Who Advertises in Newspapers? Data Criticism in Mining Historical Job Ads
Abstract
Digitized newspapers are a source of unique and rich historical data but pose significant challenges in the interpretation of results obtained through their mining. The JobAds project (FWF P35783) explores the evolution of the labor market through job advertisements from digitized newspapers between 1850-1950, aiming to reveal regional and temporal trends in job offers, required skills, media strategies, and social aspects such as gender-specific ads. Using the ANNO corpus, we selected 29 newspapers with the most editions. Their processing involved job ads pages preselection, layout segmentation, optical character recognition (OCR), and post-correction, each introducing potential biases due to varying efficiency of these processes.

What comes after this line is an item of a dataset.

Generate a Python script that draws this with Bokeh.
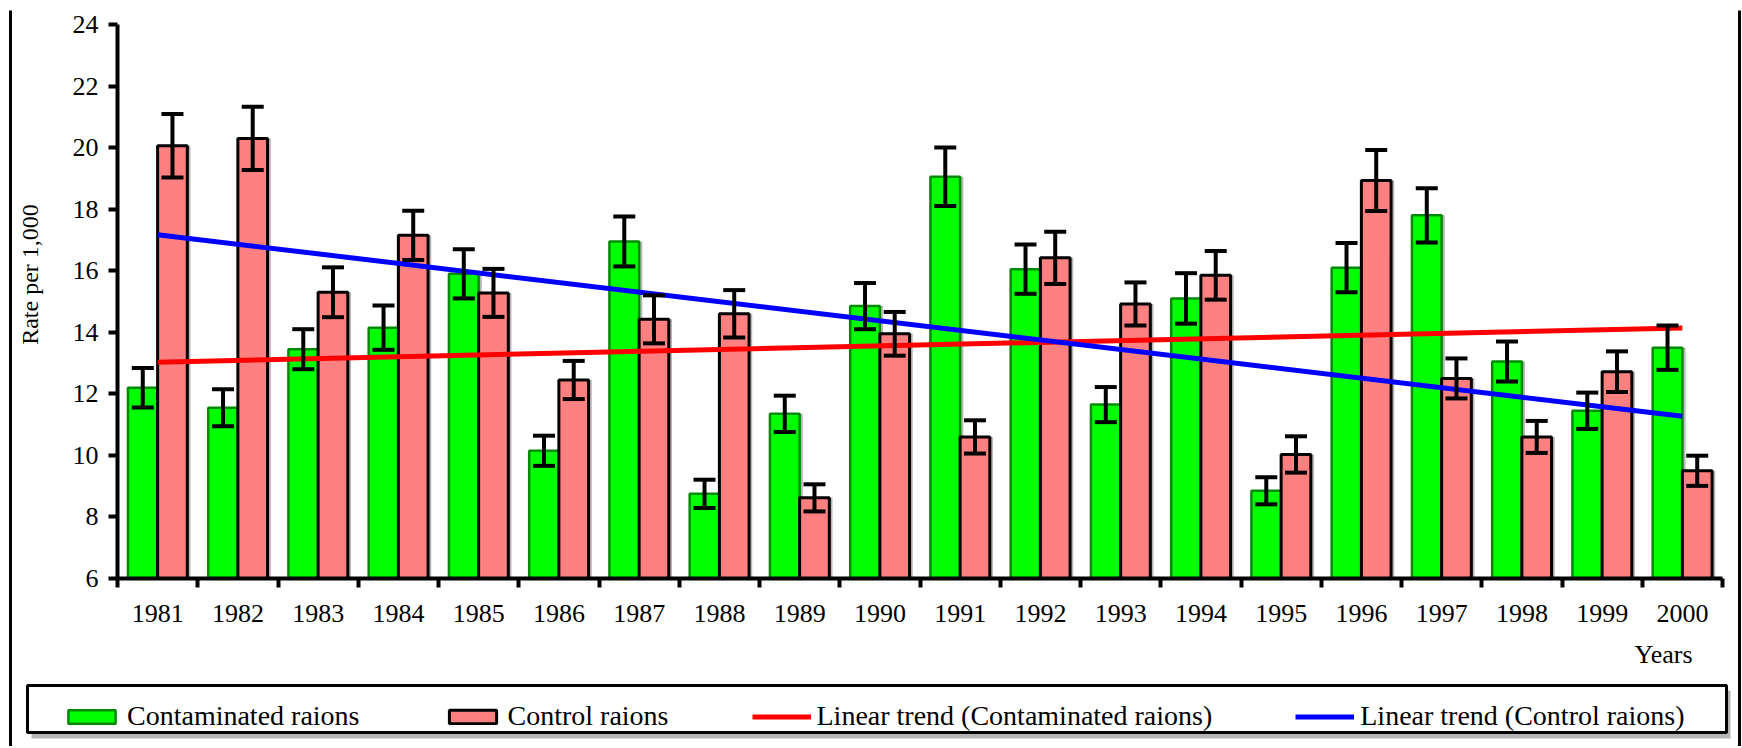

Additionally, the inherent bias of newspapers as historical sources must be considered, as they reflect only a subset of the job market dynamics of their time. This paper identifies these biases, quantifies their impact, and proposes solutions for steps from corpus selection to data preparation for subsequent text-mining and analysis. We discuss and exemplify the implications of these biases on research outcomes and suggest methodological adjustments to mitigate their effects, ensuring more reliable insights into the historical labor market. Also, we make a dataset of 15 000 manually annotated ground-truth data available as part of this paper.